Extremis resonates within me, a realisation of a modern differentiation of ‘good’ and ‘bad’ death. Where good death is quiet, free from the tape and intrusive plastic tubing of hospital intervention. Where bad death is a slowly waning, clinical decline, filled with the smell of disinfectant and cold walls.
As the film fades to black it is quiet enough for me to reflect, text appears and I learn the outcome of Donna and Selena’s death narratives. Donna dies days after her machines are turned off. Selena continues to survive for six months occasionally regaining consciousness. A tearing, wretched feeling overcomes me as I read the latter. I feel so much regret and sadness for Selena and her daughter; But upon a space of reflection and reflexivity, I realise that Selena’s daughter may have interpreted the six months of illness as a miraculous and happy event, and not the painful stretch of inevitable decline that I imagine it to have been.

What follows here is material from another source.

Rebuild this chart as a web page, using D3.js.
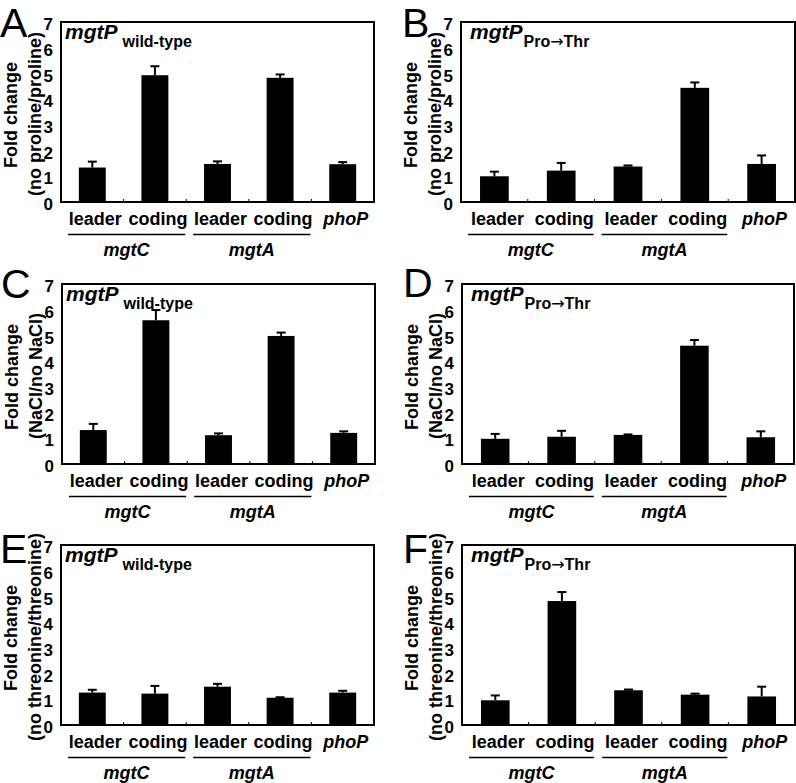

And with this realisation, deep feelings of empathy and a longing to validate, to understand. I conclude with letters written to both Selena’s daughter and Donna’s son in the hopes of explaining my feelings, interpretations and reactions to the two family’s narratives;
A letter to Selena’s daughter.
You felt like they were all judging you didn’t you? Your tone was blunt, you’ve had to be blunt all your life, you feel like people don’t listen. They just didn’t understand what she meant to you, right? You’d die too, you said. You’d die if she did, and if you took those machines away it would be murder. That loss would sever you, you’d bleed. Blood that no one else could see; sticky, thick, hot and wet, and you’d scream too, I know. You’re far from weak though, it’s just…this symbiotic connection, this interconnectedness. You shared so much, far beyond what they could understand. That pain you must have felt when she finally left you, she was ripped from you. You saw God’s miracle, you prayed, you wished she would come back to you. She was never conscious enough to tell you what she really wanted so you just had to trust in the only other thing that meant any sense. Then when she left, it was a quiet violence, it was gentle in the physical world, but in your head, in your body, you were searing with pain. You died too, you changed too, they could see it coming and they wanted to help you. You didn’t want their help, you wanted God’s plan, and God was cruel and vicious in his apathy for your need.
A letter to Donna’s son.
I know she loved you, I know you wanted to squash her back together. You wanted to be strong, in strength you showed tears. I see the grateful ache in your gaze. You liked being needed, you wanted to give back to her, to show her the tenderness and nurturing she had birthed you with. Something you could return. You knew she was in the in-between, you wanted it to be her decision and you wanted to support her, just as she’d supported you, is that right? I bet she was amazing, I bet she was colourful and snappy, I bet she drove you crazy with her stubbornness and honesty. That tattoo on her hand, papery now. You promised, you promise “I’ll look after her”, your daughter? I imagine she’s always had something to say, some advice framed as an order. You know she loved you, I can see it in you, I can feel it through the screen, the swelling of your heart as hot tears bubble over your eyelids, fat and salty. She made you a good man.